How do you interpret p-values?
How do you set up confidence intervals?
What is the F-test?
What is standard error?
Should I use AROCs to test the performance of this algorithm?
What is a ROC curve?
What is Hypothesis testing and when can you / do you use it.
I could go on - but you get the point . It's important to know this stuff and know how and when to apply it.
Databases:
Where is all this data being stored? It's fine in flat files for the purposes of the ML course, but when you show up to your first day at the job, it's going to be stored in MySQL, Postgres, MongoDB, Casandra, CouchDB, and/or on the HDFS. Your going to have to improvise.
Visualization:
If you think Matlab 2D plots are awesome, check out D3.js.

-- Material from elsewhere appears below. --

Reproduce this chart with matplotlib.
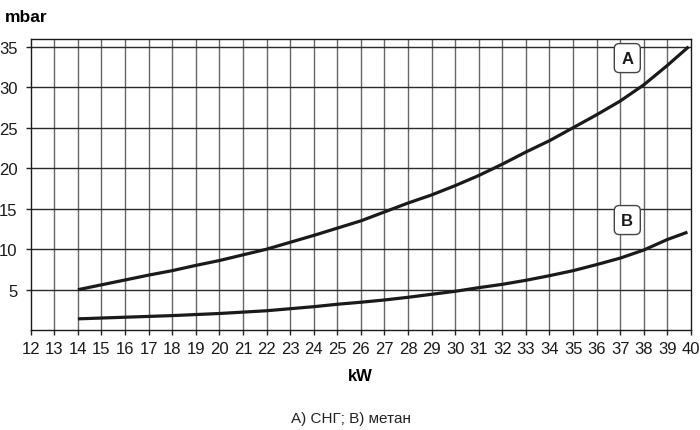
import matplotlib
matplotlib.use("Agg")
import matplotlib.pyplot as plt

# === Data ===
kw_a = [14, 15, 16, 17, 18, 19, 20, 21, 22, 23, 24, 25, 26, 27, 28, 29, 30, 31, 32, 33, 34, 35,
        36, 37, 38, 39, 39.9]
mbar_a = [5.0, 5.6, 6.2, 6.8, 7.35, 8.0, 8.6, 9.3, 10.0, 10.85, 11.7, 12.6, 13.5, 14.6, 15.7,
          16.7, 17.85, 19.1, 20.5, 22.0, 23.4, 25.0, 26.6, 28.3, 30.3, 32.7, 35.0]

kw_b = [14, 16, 18, 20, 22, 24, 25, 26, 27, 28, 29, 30, 31, 32, 33, 34, 35, 36, 37, 38, 39, 39.85]
mbar_b = [1.4, 1.6, 1.8, 2.06, 2.4, 2.9, 3.2, 3.45, 3.73, 4.06, 4.43, 4.8, 5.25, 5.66, 6.16, 6.73,
          7.35, 8.1, 8.9, 9.9, 11.2, 12.1]

x_ticks = list(range(12, 41))
y_ticks = [5, 10, 15, 20, 25, 30, 35]
curve_labels = ["A", "B"]
label_pos = [(37.3, 33.6), (37.3, 13.6)]
caption = "A) СНГ; B) метан"

plt.rcParams["font.family"] = ["Liberation Sans", "DejaVu Sans"]

# === Figure ===
fig = plt.figure(figsize=(7, 4.31), dpi=100)
ax = fig.add_axes([0.0439, 0.2316, 0.9432, 0.6745])

ax.set_xlim(12, 40)
ax.set_ylim(0, 35.9)

# grid
for x in x_ticks[1:-1]:
    ax.axvline(x, color="#666666", lw=1.0, zorder=1)
for y in y_ticks:
    ax.axhline(y, color="#2a2a2a", lw=1.0, zorder=1)

# curves
for xs, ys in [(kw_a, mbar_a), (kw_b, mbar_b)]:
    ax.plot(xs, ys, color="#1a1a1a", lw=2.3, solid_capstyle="butt",
            solid_joinstyle="round", zorder=3)

# boxed curve labels
for lab, (lx, ly) in zip(curve_labels, label_pos):
    ax.text(lx, ly, lab, ha="center", va="center", fontsize=12, fontweight="bold",
            color="#1a1a1a", zorder=4,
            bbox=dict(boxstyle="round,pad=0.42,rounding_size=0.3", fc="white",
                      ec="#444444", lw=1.0))

# ticks
ax.set_xticks(x_ticks)
ax.set_xticklabels([str(v) for v in x_ticks], fontsize=12)
ax.set_yticks(y_ticks)
ax.set_yticklabels([str(v) for v in y_ticks], fontsize=12)
ax.tick_params(axis="both", direction="out", length=3.5, width=1, color="#222222",
               labelcolor="#1a1a1a")
ax.tick_params(axis="x", pad=4)
ax.tick_params(axis="y", pad=6)

for s in ax.spines.values():
    s.set_color("#1a1a1a")
    s.set_linewidth(1.0)

# axis titles
fig.text(5 / 700, 1 - 17 / 431, "mbar", fontsize=12.5, fontweight="bold",
         ha="left", va="center")
fig.text(360 / 700, 1 - 377 / 431, "kW", fontsize=12, fontweight="bold",
         ha="center", va="center")
fig.text(351 / 700, 1 - 419 / 431, caption, fontsize=11, ha="center", va="center",
         color="#222222")

fig.savefig("out.png", dpi=100)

Oh, I forgot to mention, you need to know javascript, functional programming, and the general learning curve for the D3.js APIs.
Debugging:
Debugging is briefly covered in the ML course (Neural Networks - Gradient Checking, which was an optional programming excerise), but when an algorithm isn't working correctly, you're going to have to quit treating it like a black-box and dive in. That's when shit gets real - you actually do need to know about Conjungate Gradients, Partial Differential Equations, Numerical Analysis, Lagrange Multipliers, Numerical Linear Alegbra, Convex Optimization, Vector Calculus, Stochastic Processes, and potentially a lot of other subjects. The ML course is only 8 weeks, and they can't cover these topics, because they require years of experience, and probably some form of technical training beyond a BS in whatever. You could just ask the guy with a few years more experience that is about to take your job though.
Intuition
Beyond what I have highlighted above, being a good data scientist (usually) takes years of experience. It requires more than just knowing how machine learning algorithms work. It's knowing what questions to ask and how to convey the answers to investors, management, and customers. No online course, even from Stanford professors, is going to be able to teach you that.